Olympic Twitter data mining
The London 2012 Olympics kicked off in style last night with a fantastic opening ceremony taking in the history of Britain, music and technology as well as the parade of the teams. This Olympics will be unprecedented in the amount of access the public gets to the athletes, Olympians have been sharing their training, their travel and will no doubt share their success and failure at events as well. But social media is allowing the public to be more involved than ever in spectacle events such as the Olympics, Twitter faced a heavy load last night as people tweeted their way through the opening ceremony giving an amazing back channel to the event.

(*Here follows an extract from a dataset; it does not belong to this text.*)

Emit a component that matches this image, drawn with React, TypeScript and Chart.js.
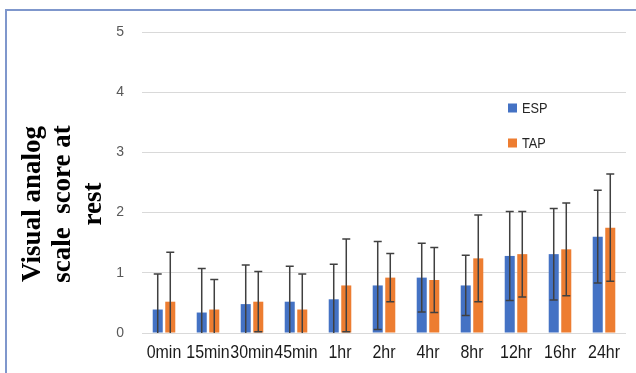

But what were people talking about for the four hours? According to Twitter themselves the most talked about moment was Rowan Atkinson during Chariots of Fire. During the London riots last year I was playing with the Twitter API to see if it would be possible to extract key events from the noise of the crowd. Last night I was prompted to turn this on just to see what went by, now the algorithm it currently uses to determine key events is more than a bit flaky and requires training to an event. However what it does do very well is capture all of the messages it processes so they can be played back to train the algorithm. Last night I pulled down around 18,000 public messages from Twitter between 19:54 and 23:56 (I lost the last batch unfortunately as my machine crashed).There is bound to be a lot more traffic out there as with an API key you don’t get access to the raw twitter fire hose of tweets just whatever you can search for within your rate limit. However this gives us a good sample size to experiment with. So this morning I wrote a quick and dirty little util to run regular expression parses over these messages to find the talking points based on the key events of the night, here’s what I found: After removing duplicates: 18670 unique messages.
TeamGB: 162 messages (1.11%)
The torch & cauldron: 169 messages (1.16%)
Steve Redgrave: 34 messages (0.23%)
Paul McCartney: 177 messages (1.21%)
Bradley Wiggins: 25 messages (0.17%)
The Queen: 972 messages (6.66%)
James Bond: 401 messages (2.74 messages)
#criticalmass (protest group): 720 messages (4.93%)
Mr Bean: 318 messages (2.18%)
Lord of the rings: 131 messages (0.90%)
Unmatched by any of the above: 11870 messages
You can see by that last number there a massive amount of data still in there to be categorized. At the moment my solution for identifying events is by manually training a Bayesian filter (or as in this case picking key events from the running order), there’s a wealth of data mining tools available on the net and a range of more scalable methods to process this information. The problem is the speed at which this information needs to be processed, on Thursday night I attended a talk by Ed Parsons from Google who said big data isn’t a problem when it’s static but what we have now is a fire hose of information rushing past us. Twitter is a perfect medium for expressing what is happening right now, that is also the issue with trying to mine that data for geospatial display, it is only relevant for a short period of time.
I’ve published all the code to extract the matches onto GitHub along with the message set captured.